Das Stück endete mit Statements, die die Schauspielerinnen und Schauspieler vorlasen, nachdem sie ihre Kostüme abgelegt hatten. Diese Statements waren zuvor im Unterricht von den Klassen geschrieben worden, die im Publikum saßen, was allerdings nicht alle wissen konnten. So hatte Andris Tod nicht das letzte Wort in der Inszenierung, sondern unsere eigene Haltung zu Dis-kriminierung. Doch die Originalszene, die als „Judenschau" bei Max Frisch bezeichnet wird, wird lange im Gedächtnis bleiben Die Erkenntnis, dass man einen Juden, der keiner ist, dennoch als solchen „erkennt" und die Katastrophe unausweichlich wird wurde sehr langsam vom Kurs vermittelt, sie machte immer fassungsloser. In Standbildern wurden Möglichkeiten dargestellt, woran Andri erkannt wird. Am Ende kniete er und eine Pistole wird an seinen Kopf gehalten, das Licht geht aus, ein Schuss ist zu hören. Dieses Standbild bleibt im Gedächtnis, gerade weil die Sinnlosigkeit dieser Handlung erschreckend ist. Es war die Intention der Inszenierung, zu erklären, was Ausgrenzung ist und bewirken kann. Andri hat sich am Ende selbst als jemanden gesehen, der es verdient hat, bestraft zu werden. Aufklärung war nicht mehr möglich.

Der DS-Kurs wollte zeigen, wie Vorurteile einen Menschen manipulieren können. Daher stammt auch der Untertitel des Stückes, den es im Original nicht gibt: Du sollst dir kein Bild machen! Max Frisch erklärt das in einem Tagbucheintrag als Leitgedanken des Stückes: Wer andere nötigt, dem Bild ähnlich zu sein, das Vorurteile von ihm zeichnen, der geht den ersten Schritt, dessen letzter Schritt die Vernichtung einer diskriminierten Gruppe sein kann. Das Stück soll darstellen, wie Ausgrenzung einen Menschen beeinflussen kann. Das perfekte, beeinflusste „Opfer" ist in diesem Fall Andri. Obwohl man den Hintergrund einer Person nicht kennt, nimmt man sich das Recht über diese zu urteilen und damit Vorurteile in die Welt zu setzen. Doch auch wie Ausgrenzung verändern Vorteile eine Person selten ins Positive. Und wir alle haben sie, gegen Verhaltensweisen, die uns einfach nicht geläufig sind oder auch Religion, selten erkennen wir sie als Vorurteile und betiteln sie nur als Meinung. Jedoch sollte man Menschen richtig kennenlernen und nicht nach ihrer Gruppenzugehörigkeit urteilen. Wir alle sind Menschen und wollen so akzeptiert wer-den, wie wir sind, also warum auch nicht jedem anderen diesen Wunsch erfüllen?
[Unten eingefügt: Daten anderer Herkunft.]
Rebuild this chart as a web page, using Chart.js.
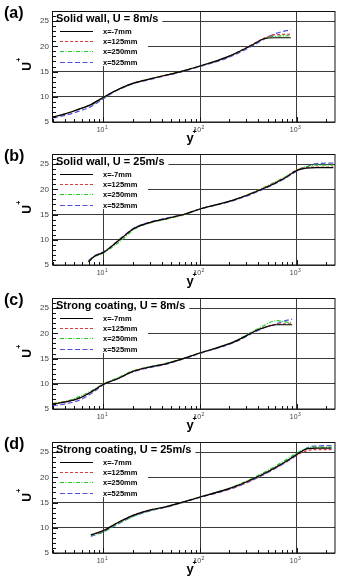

Wer die Inszenierung gesehen hat, wird besser verstehen, dass Rassismus immer noch ein aktuelles Thema ist und wie grausam Antisemitismus ist. Wir Menschen sind alle gleich; wir kommen allein auf die Welt und sterben allein - da muss man keinem die Zeit dazwischen zur Hölle machen. Jeder verdient es glücklich zu sein und jeder verdient die Chance, seinen Platz in dieser Gesellschaft und auf der Welt zu finden. Niemand ist mehr wert und niemand weniger als ein anderer. Wir sind hier zusammen und können das nicht ändern. Also sollte man sich kein voreiliges Bild machen und sich das Recht herauszunehmen, einen anderen Menschen zu verurteilen und kaputt zu machen. Die Inszenierung ihres „Stückes über ein Stück" ist dem DS-Kurs 12 unter der Spielleitung von Frau Dr. Sissakis rundum gelungen.